Dataset items —
---+---
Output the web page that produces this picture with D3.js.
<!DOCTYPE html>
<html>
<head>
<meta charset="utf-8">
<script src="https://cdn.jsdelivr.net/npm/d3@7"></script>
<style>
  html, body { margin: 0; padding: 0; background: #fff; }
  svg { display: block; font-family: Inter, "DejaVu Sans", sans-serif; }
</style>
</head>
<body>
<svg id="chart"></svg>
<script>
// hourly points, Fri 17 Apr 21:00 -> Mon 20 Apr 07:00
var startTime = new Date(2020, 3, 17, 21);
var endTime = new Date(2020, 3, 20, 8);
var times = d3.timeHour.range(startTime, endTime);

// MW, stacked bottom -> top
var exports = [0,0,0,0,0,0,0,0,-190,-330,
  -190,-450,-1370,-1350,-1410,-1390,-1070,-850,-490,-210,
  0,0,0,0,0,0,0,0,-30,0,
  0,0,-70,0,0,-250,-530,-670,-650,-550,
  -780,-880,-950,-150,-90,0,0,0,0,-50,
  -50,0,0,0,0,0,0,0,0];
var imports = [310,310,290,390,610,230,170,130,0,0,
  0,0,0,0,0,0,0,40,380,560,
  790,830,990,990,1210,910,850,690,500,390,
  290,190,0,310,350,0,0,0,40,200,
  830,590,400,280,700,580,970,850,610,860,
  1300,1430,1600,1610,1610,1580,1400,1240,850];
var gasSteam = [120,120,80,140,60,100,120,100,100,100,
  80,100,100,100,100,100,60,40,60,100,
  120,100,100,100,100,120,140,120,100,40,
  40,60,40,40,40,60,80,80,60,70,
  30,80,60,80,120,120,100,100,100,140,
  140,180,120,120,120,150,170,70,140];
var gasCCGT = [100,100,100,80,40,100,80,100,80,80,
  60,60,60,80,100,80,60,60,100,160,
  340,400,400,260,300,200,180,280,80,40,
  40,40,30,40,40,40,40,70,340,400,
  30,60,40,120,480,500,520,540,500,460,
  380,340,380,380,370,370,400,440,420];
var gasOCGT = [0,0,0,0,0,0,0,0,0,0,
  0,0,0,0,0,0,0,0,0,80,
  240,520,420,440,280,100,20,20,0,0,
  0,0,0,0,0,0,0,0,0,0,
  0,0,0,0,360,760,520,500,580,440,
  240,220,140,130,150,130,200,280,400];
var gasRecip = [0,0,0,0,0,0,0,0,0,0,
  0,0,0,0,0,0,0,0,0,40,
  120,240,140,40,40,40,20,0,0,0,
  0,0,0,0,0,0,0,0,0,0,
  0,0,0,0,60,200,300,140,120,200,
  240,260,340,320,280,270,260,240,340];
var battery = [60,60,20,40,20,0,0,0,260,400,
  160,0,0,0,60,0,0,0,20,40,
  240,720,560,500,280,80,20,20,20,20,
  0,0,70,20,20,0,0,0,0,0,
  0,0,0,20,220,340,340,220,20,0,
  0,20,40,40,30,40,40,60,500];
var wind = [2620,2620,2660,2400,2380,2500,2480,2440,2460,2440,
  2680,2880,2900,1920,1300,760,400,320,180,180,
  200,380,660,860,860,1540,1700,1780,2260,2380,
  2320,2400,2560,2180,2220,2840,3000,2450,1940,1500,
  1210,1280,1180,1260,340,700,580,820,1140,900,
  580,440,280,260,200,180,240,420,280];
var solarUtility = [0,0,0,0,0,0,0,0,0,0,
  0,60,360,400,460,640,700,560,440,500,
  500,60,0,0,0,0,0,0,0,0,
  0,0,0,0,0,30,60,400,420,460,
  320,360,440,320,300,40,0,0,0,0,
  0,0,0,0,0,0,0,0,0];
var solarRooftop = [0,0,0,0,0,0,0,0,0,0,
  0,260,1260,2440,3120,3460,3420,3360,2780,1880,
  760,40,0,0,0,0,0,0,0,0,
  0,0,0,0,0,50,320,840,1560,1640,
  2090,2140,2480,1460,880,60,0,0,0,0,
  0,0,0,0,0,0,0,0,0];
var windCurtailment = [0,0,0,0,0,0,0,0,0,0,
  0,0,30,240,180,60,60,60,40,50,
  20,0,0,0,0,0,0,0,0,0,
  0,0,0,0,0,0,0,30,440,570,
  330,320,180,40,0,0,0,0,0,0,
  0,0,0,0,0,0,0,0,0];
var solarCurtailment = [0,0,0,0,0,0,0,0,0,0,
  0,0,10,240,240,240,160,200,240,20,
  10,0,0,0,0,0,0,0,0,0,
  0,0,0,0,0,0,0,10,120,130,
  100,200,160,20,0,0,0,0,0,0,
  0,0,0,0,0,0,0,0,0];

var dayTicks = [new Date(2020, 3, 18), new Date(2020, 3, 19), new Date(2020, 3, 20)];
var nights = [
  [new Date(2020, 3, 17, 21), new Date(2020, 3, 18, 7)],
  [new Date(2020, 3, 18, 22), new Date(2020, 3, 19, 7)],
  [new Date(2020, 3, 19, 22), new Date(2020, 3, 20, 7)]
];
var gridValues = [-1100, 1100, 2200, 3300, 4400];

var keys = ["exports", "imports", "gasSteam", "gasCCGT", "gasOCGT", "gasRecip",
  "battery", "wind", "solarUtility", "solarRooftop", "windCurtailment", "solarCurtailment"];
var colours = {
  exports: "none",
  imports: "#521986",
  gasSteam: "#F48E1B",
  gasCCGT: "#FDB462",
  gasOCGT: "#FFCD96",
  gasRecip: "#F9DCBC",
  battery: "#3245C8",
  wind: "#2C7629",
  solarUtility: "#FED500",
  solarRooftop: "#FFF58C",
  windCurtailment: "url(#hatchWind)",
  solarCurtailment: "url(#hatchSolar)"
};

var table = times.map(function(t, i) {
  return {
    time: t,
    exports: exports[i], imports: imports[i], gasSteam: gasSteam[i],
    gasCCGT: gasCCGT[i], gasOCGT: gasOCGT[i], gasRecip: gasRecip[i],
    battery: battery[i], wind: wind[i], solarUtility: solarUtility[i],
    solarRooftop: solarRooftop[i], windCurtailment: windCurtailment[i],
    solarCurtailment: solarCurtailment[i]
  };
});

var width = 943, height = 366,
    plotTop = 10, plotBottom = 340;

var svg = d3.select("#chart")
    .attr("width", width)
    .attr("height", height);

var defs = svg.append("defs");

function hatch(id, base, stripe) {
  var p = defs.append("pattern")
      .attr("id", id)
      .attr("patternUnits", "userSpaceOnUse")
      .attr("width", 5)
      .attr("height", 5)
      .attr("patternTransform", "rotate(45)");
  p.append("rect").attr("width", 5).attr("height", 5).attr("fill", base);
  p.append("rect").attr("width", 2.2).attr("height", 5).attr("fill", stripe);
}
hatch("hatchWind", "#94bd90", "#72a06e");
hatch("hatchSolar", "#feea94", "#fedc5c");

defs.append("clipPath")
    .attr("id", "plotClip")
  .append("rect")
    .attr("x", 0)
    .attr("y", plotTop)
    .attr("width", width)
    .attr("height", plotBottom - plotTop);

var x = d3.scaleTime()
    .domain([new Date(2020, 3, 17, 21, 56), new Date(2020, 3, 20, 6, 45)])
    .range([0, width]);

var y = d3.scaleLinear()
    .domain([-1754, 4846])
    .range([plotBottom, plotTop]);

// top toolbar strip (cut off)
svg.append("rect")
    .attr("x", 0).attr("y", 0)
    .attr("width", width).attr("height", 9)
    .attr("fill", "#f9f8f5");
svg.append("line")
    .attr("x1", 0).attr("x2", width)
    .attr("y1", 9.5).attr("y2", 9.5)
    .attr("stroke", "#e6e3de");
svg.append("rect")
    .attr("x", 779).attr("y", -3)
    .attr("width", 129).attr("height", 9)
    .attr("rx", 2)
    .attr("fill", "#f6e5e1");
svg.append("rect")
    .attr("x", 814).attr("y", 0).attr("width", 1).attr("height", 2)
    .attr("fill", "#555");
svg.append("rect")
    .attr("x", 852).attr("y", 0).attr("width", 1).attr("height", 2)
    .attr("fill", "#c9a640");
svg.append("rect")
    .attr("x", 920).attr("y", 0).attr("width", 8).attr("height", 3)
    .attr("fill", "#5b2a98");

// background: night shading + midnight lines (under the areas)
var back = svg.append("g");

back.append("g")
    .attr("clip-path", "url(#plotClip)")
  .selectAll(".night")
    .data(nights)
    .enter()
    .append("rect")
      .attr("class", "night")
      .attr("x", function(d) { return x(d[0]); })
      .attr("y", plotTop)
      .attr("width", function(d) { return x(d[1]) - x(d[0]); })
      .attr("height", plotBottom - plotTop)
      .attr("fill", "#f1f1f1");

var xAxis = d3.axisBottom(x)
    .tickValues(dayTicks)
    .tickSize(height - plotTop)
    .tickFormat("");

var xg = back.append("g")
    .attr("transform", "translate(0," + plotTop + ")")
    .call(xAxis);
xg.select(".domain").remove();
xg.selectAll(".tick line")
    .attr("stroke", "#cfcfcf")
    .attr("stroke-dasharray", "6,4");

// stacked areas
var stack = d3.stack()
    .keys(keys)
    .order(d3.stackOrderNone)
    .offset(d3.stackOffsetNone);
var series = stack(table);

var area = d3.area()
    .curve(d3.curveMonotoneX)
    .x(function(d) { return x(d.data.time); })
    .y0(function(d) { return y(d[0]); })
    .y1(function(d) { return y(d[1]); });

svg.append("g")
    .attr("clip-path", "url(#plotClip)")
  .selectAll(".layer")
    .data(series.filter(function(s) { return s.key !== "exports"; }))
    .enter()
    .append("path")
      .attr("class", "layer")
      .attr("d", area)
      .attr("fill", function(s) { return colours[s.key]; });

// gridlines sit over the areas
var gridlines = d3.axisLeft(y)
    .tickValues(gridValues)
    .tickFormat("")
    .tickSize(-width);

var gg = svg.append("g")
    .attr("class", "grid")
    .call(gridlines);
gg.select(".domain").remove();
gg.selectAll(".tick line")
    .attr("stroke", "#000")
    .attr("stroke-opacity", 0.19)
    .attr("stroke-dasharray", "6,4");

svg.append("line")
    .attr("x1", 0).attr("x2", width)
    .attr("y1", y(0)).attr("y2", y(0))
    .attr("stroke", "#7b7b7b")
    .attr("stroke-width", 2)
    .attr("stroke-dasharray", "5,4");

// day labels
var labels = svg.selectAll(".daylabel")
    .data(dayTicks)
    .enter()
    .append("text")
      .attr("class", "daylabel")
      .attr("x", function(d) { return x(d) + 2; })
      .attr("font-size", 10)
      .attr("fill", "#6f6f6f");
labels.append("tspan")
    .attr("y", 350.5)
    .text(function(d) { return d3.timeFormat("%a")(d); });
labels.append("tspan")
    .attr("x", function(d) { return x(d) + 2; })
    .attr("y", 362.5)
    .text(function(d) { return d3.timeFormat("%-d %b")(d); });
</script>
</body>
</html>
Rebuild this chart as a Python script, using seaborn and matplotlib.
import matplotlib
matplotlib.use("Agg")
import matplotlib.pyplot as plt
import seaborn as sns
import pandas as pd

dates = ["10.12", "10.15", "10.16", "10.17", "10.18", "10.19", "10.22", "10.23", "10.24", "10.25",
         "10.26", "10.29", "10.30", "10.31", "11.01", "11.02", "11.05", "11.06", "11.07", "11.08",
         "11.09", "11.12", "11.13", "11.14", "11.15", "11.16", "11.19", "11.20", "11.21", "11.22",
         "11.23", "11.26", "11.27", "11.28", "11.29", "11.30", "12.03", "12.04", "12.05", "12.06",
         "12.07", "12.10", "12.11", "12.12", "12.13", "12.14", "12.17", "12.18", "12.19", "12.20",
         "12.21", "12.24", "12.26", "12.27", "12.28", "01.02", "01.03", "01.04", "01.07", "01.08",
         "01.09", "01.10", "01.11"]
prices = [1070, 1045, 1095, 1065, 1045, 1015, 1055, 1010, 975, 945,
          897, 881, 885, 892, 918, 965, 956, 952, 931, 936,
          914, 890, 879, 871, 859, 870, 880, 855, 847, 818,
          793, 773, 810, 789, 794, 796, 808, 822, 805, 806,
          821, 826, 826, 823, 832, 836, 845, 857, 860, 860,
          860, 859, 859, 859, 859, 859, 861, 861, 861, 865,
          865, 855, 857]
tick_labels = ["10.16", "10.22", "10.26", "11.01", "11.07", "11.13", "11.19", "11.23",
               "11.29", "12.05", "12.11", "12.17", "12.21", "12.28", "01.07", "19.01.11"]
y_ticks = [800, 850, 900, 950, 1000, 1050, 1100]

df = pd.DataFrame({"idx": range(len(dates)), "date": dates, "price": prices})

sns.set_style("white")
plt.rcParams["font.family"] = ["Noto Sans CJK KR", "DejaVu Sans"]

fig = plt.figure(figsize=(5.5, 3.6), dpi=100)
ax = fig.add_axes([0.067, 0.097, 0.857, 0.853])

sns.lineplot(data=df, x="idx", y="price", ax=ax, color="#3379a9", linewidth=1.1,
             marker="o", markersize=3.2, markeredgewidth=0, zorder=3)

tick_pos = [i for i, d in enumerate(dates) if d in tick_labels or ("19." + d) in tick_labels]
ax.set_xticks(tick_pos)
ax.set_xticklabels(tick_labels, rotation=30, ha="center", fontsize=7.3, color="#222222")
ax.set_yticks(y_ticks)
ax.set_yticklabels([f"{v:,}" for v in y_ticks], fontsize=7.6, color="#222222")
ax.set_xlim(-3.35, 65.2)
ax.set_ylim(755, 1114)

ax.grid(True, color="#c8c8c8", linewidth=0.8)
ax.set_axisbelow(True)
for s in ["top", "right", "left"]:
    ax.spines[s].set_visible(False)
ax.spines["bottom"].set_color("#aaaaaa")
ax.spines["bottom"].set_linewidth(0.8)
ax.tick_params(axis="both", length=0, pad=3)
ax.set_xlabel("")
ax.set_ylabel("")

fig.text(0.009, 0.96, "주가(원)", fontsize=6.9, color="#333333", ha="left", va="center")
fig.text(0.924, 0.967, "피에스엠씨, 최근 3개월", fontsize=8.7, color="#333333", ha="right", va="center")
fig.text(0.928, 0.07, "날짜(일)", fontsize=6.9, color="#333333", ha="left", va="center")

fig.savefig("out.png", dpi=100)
---+---
Challenge — Set down each line of the material verbatim, from the first line through the line that contains "var times = d3.timeHour.range(startTime, endTime);".

The response —
Output the web page that produces this picture with D3.js.
<!DOCTYPE html>
<html>
<head>
<meta charset="utf-8">
<script src="https://cdn.jsdelivr.net/npm/d3@7"></script>
<style>
  html, body { margin: 0; padding: 0; background: #fff; }
  svg { display: block; font-family: Inter, "DejaVu Sans", sans-serif; }
</style>
</head>
<body>
<svg id="chart"></svg>
<script>
// hourly points, Fri 17 Apr 21:00 -> Mon 20 Apr 07:00
var startTime = new Date(2020, 3, 17, 21);
var endTime = new Date(2020, 3, 20, 8);
var times = d3.timeHour.range(startTime, endTime);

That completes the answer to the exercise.